» **What to do**
Will you output the entries below exactly, skipping every image they contain?

» **Supplied information**

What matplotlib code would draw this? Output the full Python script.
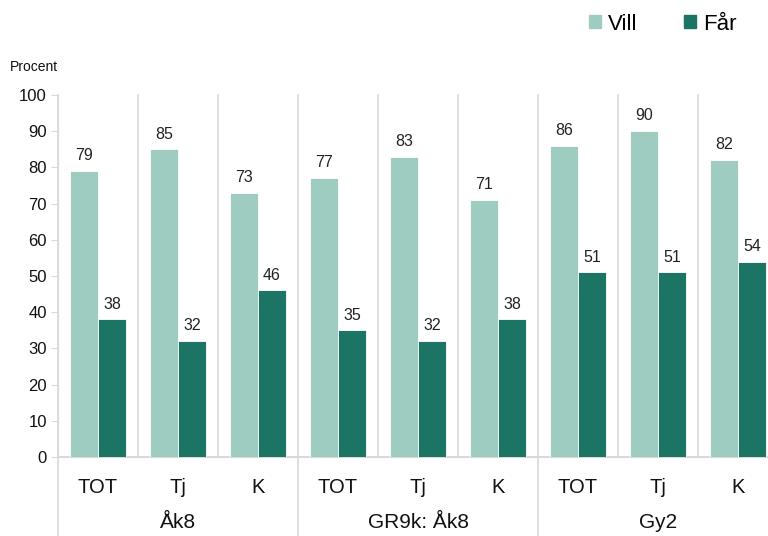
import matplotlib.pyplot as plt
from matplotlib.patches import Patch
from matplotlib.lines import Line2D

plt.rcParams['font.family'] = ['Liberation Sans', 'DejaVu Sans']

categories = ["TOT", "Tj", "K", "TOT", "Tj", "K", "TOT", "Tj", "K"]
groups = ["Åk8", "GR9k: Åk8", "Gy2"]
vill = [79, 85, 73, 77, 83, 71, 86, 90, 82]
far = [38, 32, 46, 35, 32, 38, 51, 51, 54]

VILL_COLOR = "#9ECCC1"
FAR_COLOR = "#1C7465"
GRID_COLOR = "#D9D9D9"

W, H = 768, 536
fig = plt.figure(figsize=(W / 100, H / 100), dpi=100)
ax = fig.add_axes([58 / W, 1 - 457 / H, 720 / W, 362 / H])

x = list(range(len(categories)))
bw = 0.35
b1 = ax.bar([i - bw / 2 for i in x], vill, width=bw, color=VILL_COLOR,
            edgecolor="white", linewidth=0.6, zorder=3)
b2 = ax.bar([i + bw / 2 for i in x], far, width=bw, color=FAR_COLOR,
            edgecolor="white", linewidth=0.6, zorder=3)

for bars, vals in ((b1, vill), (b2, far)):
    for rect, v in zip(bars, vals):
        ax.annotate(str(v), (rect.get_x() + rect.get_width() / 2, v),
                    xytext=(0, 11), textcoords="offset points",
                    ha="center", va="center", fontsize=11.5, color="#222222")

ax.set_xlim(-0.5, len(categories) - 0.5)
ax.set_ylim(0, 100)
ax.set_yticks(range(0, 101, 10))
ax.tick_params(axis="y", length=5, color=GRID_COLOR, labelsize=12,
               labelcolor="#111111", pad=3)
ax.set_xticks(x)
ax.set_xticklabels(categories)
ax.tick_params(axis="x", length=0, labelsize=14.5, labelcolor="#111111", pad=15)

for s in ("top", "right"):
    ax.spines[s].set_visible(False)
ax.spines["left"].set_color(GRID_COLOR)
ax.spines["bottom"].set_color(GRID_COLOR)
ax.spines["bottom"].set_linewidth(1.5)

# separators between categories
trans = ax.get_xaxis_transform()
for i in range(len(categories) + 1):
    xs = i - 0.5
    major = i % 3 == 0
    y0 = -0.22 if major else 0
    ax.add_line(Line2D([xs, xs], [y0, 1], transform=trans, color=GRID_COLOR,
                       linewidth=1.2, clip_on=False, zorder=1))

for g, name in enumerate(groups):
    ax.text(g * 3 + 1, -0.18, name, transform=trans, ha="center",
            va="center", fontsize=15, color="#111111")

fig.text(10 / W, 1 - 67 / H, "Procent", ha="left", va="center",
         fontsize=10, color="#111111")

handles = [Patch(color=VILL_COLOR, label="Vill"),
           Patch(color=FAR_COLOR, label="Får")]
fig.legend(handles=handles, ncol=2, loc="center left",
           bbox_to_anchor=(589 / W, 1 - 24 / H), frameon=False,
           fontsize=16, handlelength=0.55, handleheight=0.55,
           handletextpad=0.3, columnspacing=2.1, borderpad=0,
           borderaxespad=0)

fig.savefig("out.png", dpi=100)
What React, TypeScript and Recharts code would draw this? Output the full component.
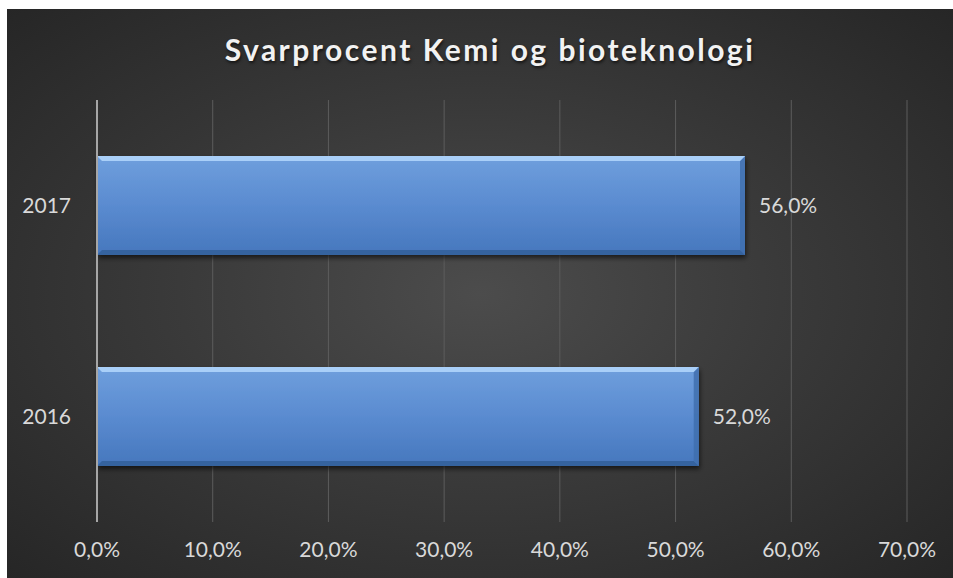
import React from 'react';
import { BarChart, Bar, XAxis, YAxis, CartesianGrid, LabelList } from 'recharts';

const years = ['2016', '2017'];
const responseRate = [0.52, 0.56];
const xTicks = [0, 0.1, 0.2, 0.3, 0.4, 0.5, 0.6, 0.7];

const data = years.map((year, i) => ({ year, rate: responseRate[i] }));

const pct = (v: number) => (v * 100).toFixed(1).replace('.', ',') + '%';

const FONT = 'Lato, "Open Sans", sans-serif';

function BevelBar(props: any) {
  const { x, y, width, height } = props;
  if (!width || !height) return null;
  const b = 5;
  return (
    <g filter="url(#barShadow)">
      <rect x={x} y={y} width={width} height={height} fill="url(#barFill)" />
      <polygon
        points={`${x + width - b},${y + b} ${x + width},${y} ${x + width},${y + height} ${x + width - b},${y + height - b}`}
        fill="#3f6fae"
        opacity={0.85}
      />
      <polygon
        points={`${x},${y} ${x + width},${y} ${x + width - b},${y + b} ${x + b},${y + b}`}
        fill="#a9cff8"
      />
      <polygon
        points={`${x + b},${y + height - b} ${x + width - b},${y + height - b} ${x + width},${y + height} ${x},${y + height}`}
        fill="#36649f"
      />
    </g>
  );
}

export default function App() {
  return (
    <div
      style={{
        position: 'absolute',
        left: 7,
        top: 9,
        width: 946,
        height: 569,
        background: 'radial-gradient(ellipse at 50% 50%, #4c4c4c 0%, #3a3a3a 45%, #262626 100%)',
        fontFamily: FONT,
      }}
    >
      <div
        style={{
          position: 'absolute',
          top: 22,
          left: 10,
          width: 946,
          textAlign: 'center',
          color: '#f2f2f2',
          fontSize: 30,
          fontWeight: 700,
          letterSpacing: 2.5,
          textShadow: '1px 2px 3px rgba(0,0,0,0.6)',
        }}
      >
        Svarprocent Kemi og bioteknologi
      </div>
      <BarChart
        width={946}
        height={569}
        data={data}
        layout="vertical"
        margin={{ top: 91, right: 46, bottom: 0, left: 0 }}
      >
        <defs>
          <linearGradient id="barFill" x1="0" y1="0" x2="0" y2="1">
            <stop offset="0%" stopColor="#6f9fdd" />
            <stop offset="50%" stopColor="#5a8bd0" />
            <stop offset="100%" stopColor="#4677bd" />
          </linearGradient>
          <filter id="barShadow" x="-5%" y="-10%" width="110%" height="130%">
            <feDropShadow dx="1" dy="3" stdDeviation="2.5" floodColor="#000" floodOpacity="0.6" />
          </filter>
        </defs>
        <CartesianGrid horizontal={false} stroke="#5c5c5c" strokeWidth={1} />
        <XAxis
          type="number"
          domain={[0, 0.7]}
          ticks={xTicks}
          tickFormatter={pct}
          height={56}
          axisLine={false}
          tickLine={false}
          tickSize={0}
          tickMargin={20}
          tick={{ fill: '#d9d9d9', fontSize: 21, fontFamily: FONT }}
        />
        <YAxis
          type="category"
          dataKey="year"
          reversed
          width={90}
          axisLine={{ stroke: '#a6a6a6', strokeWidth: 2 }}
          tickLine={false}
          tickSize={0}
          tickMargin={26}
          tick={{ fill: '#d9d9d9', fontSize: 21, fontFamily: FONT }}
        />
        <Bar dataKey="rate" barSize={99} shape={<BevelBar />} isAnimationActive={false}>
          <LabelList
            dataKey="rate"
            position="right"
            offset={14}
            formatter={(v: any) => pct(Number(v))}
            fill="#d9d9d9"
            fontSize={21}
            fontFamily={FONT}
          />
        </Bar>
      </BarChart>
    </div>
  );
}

» **Output of the exercise**
What matplotlib code would draw this? Output the full Python script.
import matplotlib.pyplot as plt
from matplotlib.patches import Patch
from matplotlib.lines import Line2D

plt.rcParams['font.family'] = ['Liberation Sans', 'DejaVu Sans']

categories = ["TOT", "Tj", "K", "TOT", "Tj", "K", "TOT", "Tj", "K"]
groups = ["Åk8", "GR9k: Åk8", "Gy2"]
vill = [79, 85, 73, 77, 83, 71, 86, 90, 82]
far = [38, 32, 46, 35, 32, 38, 51, 51, 54]

VILL_COLOR = "#9ECCC1"
FAR_COLOR = "#1C7465"
GRID_COLOR = "#D9D9D9"

W, H = 768, 536
fig = plt.figure(figsize=(W / 100, H / 100), dpi=100)
ax = fig.add_axes([58 / W, 1 - 457 / H, 720 / W, 362 / H])

x = list(range(len(categories)))
bw = 0.35
b1 = ax.bar([i - bw / 2 for i in x], vill, width=bw, color=VILL_COLOR,
            edgecolor="white", linewidth=0.6, zorder=3)
b2 = ax.bar([i + bw / 2 for i in x], far, width=bw, color=FAR_COLOR,
            edgecolor="white", linewidth=0.6, zorder=3)

for bars, vals in ((b1, vill), (b2, far)):
    for rect, v in zip(bars, vals):
        ax.annotate(str(v), (rect.get_x() + rect.get_width() / 2, v),
                    xytext=(0, 11), textcoords="offset points",
                    ha="center", va="center", fontsize=11.5, color="#222222")

ax.set_xlim(-0.5, len(categories) - 0.5)
ax.set_ylim(0, 100)
ax.set_yticks(range(0, 101, 10))
ax.tick_params(axis="y", length=5, color=GRID_COLOR, labelsize=12,
               labelcolor="#111111", pad=3)
ax.set_xticks(x)
ax.set_xticklabels(categories)
ax.tick_params(axis="x", length=0, labelsize=14.5, labelcolor="#111111", pad=15)

for s in ("top", "right"):
    ax.spines[s].set_visible(False)
ax.spines["left"].set_color(GRID_COLOR)
ax.spines["bottom"].set_color(GRID_COLOR)
ax.spines["bottom"].set_linewidth(1.5)

# separators between categories
trans = ax.get_xaxis_transform()
for i in range(len(categories) + 1):
    xs = i - 0.5
    major = i % 3 == 0
    y0 = -0.22 if major else 0
    ax.add_line(Line2D([xs, xs], [y0, 1], transform=trans, color=GRID_COLOR,
                       linewidth=1.2, clip_on=False, zorder=1))

for g, name in enumerate(groups):
    ax.text(g * 3 + 1, -0.18, name, transform=trans, ha="center",
            va="center", fontsize=15, color="#111111")

fig.text(10 / W, 1 - 67 / H, "Procent", ha="left", va="center",
         fontsize=10, color="#111111")

handles = [Patch(color=VILL_COLOR, label="Vill"),
           Patch(color=FAR_COLOR, label="Får")]
fig.legend(handles=handles, ncol=2, loc="center left",
           bbox_to_anchor=(589 / W, 1 - 24 / H), frameon=False,
           fontsize=16, handlelength=0.55, handleheight=0.55,
           handletextpad=0.3, columnspacing=2.1, borderpad=0,
           borderaxespad=0)

fig.savefig("out.png", dpi=100)
What React, TypeScript and Recharts code would draw this? Output the full component.
import React from 'react';
import { BarChart, Bar, XAxis, YAxis, CartesianGrid, LabelList } from 'recharts';

const years = ['2016', '2017'];
const responseRate = [0.52, 0.56];
const xTicks = [0, 0.1, 0.2, 0.3, 0.4, 0.5, 0.6, 0.7];

const data = years.map((year, i) => ({ year, rate: responseRate[i] }));

const pct = (v: number) => (v * 100).toFixed(1).replace('.', ',') + '%';

const FONT = 'Lato, "Open Sans", sans-serif';

function BevelBar(props: any) {
  const { x, y, width, height } = props;
  if (!width || !height) return null;
  const b = 5;
  return (
    <g filter="url(#barShadow)">
      <rect x={x} y={y} width={width} height={height} fill="url(#barFill)" />
      <polygon
        points={`${x + width - b},${y + b} ${x + width},${y} ${x + width},${y + height} ${x + width - b},${y + height - b}`}
        fill="#3f6fae"
        opacity={0.85}
      />
      <polygon
        points={`${x},${y} ${x + width},${y} ${x + width - b},${y + b} ${x + b},${y + b}`}
        fill="#a9cff8"
      />
      <polygon
        points={`${x + b},${y + height - b} ${x + width - b},${y + height - b} ${x + width},${y + height} ${x},${y + height}`}
        fill="#36649f"
      />
    </g>
  );
}

export default function App() {
  return (
    <div
      style={{
        position: 'absolute',
        left: 7,
        top: 9,
        width: 946,
        height: 569,
        background: 'radial-gradient(ellipse at 50% 50%, #4c4c4c 0%, #3a3a3a 45%, #262626 100%)',
        fontFamily: FONT,
      }}
    >
      <div
        style={{
          position: 'absolute',
          top: 22,
          left: 10,
          width: 946,
          textAlign: 'center',
          color: '#f2f2f2',
          fontSize: 30,
          fontWeight: 700,
          letterSpacing: 2.5,
          textShadow: '1px 2px 3px rgba(0,0,0,0.6)',
        }}
      >
        Svarprocent Kemi og bioteknologi
      </div>
      <BarChart
        width={946}
        height={569}
        data={data}
        layout="vertical"
        margin={{ top: 91, right: 46, bottom: 0, left: 0 }}
      >
        <defs>
          <linearGradient id="barFill" x1="0" y1="0" x2="0" y2="1">
            <stop offset="0%" stopColor="#6f9fdd" />
            <stop offset="50%" stopColor="#5a8bd0" />
            <stop offset="100%" stopColor="#4677bd" />
          </linearGradient>
          <filter id="barShadow" x="-5%" y="-10%" width="110%" height="130%">
            <feDropShadow dx="1" dy="3" stdDeviation="2.5" floodColor="#000" floodOpacity="0.6" />
          </filter>
        </defs>
        <CartesianGrid horizontal={false} stroke="#5c5c5c" strokeWidth={1} />
        <XAxis
          type="number"
          domain={[0, 0.7]}
          ticks={xTicks}
          tickFormatter={pct}
          height={56}
          axisLine={false}
          tickLine={false}
          tickSize={0}
          tickMargin={20}
          tick={{ fill: '#d9d9d9', fontSize: 21, fontFamily: FONT }}
        />
        <YAxis
          type="category"
          dataKey="year"
          reversed
          width={90}
          axisLine={{ stroke: '#a6a6a6', strokeWidth: 2 }}
          tickLine={false}
          tickSize={0}
          tickMargin={26}
          tick={{ fill: '#d9d9d9', fontSize: 21, fontFamily: FONT }}
        />
        <Bar dataKey="rate" barSize={99} shape={<BevelBar />} isAnimationActive={false}>
          <LabelList
            dataKey="rate"
            position="right"
            offset={14}
            formatter={(v: any) => pct(Number(v))}
            fill="#d9d9d9"
            fontSize={21}
            fontFamily={FONT}
          />
        </Bar>
      </BarChart>
    </div>
  );
}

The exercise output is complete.